When Dunkijacobsnolten enlisted, U.S. involvement in the Vietnam War was ending. Soldiers withdrawn from combat were brought to the barracks where Dunkijacobsnolten was based, many terribly shaken and scarred. 

“I heard countless war stories from these soldiers, and many of them had lost it. Before I got drafted, I didn’t want to go; I was a rebel. But after I did my two years, my entire attitude changed. Not about a war we weren’t supposed to be in, but for the respect of the soldiers that went in and fought for their country.”

After leaving the military, Dunkijacobsnolten struggled to find direction in his life. He fell into a life of drugs and alcohol, and like countless other veterans, found himself on the street and with little support. It was only through the urging of his friends and family that he began to attend AA meetings and get himself back on his feet. 

“Too many kids who go into the service have nowhere to go and very little to help them. Years ago, I had a heart murmur, and I went to Veterans Affairs and they said, ‘OK, we can see you in about five months.’ I was taken aback, but it turns out that they had already put me in the front of the waiting list.”

As Dunkijacobsnolten has watched his children follow in his footsteps and join the military, he acknowledges that some things have improved. However, he still believes that Veterans Affairs should provide support quicker and more effectively.

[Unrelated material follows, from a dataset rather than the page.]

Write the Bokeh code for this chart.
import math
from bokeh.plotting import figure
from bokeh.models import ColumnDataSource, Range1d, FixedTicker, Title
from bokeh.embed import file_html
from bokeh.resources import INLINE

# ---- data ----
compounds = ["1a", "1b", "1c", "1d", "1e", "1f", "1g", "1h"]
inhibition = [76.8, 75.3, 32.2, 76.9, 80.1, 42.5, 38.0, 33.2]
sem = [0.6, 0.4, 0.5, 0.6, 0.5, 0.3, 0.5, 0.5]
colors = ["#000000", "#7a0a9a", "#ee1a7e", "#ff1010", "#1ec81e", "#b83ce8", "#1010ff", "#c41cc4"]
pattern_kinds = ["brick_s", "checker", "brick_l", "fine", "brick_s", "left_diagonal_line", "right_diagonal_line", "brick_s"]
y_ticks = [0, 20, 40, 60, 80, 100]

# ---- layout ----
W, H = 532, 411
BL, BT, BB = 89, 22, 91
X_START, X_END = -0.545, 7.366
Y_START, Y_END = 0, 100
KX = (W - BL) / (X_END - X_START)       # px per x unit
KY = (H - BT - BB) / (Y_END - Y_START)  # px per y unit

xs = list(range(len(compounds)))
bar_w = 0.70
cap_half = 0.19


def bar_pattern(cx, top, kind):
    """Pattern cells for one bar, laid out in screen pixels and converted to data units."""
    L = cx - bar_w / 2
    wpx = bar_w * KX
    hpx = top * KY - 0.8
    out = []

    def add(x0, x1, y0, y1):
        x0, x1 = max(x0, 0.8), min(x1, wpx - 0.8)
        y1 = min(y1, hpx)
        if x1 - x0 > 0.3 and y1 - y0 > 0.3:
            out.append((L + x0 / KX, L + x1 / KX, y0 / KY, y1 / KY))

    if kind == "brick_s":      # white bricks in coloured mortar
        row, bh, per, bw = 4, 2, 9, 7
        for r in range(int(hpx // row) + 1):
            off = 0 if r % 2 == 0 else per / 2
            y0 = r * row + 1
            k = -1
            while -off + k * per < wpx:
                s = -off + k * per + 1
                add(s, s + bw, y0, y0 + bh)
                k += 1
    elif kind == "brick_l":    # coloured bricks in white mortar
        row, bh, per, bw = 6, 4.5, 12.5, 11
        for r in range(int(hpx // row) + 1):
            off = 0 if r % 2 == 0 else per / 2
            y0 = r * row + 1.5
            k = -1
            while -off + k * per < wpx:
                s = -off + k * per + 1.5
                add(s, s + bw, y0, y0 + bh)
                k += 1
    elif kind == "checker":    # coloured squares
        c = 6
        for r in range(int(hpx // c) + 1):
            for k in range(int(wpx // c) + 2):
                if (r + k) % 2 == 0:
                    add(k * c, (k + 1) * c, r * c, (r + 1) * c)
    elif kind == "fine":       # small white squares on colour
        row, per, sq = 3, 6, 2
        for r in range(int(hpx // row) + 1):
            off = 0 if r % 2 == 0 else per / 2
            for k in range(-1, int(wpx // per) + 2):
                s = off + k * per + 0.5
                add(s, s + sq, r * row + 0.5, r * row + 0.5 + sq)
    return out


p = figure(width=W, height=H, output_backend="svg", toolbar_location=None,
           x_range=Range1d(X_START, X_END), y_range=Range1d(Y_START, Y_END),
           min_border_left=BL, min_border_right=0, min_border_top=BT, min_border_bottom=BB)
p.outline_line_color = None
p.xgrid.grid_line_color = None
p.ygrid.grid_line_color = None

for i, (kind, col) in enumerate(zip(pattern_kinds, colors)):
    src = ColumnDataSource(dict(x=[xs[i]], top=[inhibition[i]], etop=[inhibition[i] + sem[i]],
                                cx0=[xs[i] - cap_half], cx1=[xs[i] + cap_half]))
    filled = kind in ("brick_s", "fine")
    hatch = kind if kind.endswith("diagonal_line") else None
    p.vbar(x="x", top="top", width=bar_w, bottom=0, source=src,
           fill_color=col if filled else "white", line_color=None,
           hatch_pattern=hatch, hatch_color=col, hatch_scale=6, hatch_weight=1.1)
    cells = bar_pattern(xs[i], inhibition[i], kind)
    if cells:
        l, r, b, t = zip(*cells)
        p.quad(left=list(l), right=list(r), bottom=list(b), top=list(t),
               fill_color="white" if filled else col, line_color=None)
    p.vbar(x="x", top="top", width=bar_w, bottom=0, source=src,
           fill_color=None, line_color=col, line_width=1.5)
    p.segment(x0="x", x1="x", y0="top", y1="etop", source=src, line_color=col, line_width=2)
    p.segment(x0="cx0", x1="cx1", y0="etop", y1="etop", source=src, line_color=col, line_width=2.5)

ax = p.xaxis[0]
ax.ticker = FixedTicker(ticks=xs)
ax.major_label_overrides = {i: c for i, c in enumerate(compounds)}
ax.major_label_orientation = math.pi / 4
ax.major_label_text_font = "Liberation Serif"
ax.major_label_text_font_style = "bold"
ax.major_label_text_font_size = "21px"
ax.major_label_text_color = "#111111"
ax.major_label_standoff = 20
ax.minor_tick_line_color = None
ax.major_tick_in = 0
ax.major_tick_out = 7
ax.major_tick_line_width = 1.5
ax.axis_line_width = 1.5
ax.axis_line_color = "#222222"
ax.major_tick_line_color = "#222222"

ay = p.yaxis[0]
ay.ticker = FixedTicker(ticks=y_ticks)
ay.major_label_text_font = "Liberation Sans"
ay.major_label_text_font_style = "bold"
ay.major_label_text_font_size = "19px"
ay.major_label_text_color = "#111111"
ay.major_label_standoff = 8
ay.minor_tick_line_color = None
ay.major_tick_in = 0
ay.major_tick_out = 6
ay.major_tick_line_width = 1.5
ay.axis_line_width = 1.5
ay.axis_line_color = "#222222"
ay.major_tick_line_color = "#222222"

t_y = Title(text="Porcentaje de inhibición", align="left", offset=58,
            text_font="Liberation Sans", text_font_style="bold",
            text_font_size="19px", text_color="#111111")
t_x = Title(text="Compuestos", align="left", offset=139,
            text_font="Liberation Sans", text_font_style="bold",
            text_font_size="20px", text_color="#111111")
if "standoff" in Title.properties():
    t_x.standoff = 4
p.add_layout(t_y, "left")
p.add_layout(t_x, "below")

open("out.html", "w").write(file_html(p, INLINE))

On Veterans Day, Dunkijacobsnolten was reminded of the soldiers he met in his two years in the military, and hopes that people can appreciate their sacrifices as much as he does. 

“When somebody comes up to me when I’ve got my Army shirt on and they say: ‘Thank you for your service’ … that is the biggest high that I get, even to this day.”

Service creates diverse opportunities
Veterans Day never mattered much to SPHS Class of 2020 alumnus Martin DeJesus during his youth; he just thought of it as another day off from school. However, as he now prepares to officially join the U.S. marine corps in December, DeJesus has developed a new appreciation for veterans.

“I’ve never really had any close friends or family members who were in the military; I didn’t really have that military upbringing, so that led to me not really caring too much about Veterans Day,” DeJesus said. “Before I enlisted, I thought that most military people were robots or conservatives or hardheads. But they’re people too. Even the other poolees I train with, they’re like weebs and nerds like me. I love them. They’re going to be my family.”

DeJesus hadn’t originally planned on joining the military after high school, but the boredom and financial struggles of the pandemic encouraged him to consider the option. Though he was never completely sure of his post-secondary plans, DeJesus’ positive past experiences with veterans and military members had motivated him to ultimately enlist with a focus in logistics.

“I first met a recruiter in eighth or ninth grade and he just stopped me and talked to me on the side of the road about my interests [in writing and music]. He told me that there were jobs similar to that in the military… I was like ‘Wow, that’s cool,’” DeJesus said. “I’ve met a few recruiters who are drill instructors at boot camps… They were screaming at everybody and I thought it was scary but cool.”

This Veterans Day, DeJesus hopes that more people will seek to understand the uniqueness and importance of veterans instead of stereotyping them.

“Everybody has their own story, veterans especially. They have a very long and interesting story,” DeJesus said. “So if you see a veteran, thank them and be appreciative. Not just on Veterans Day, but whenever you see one.”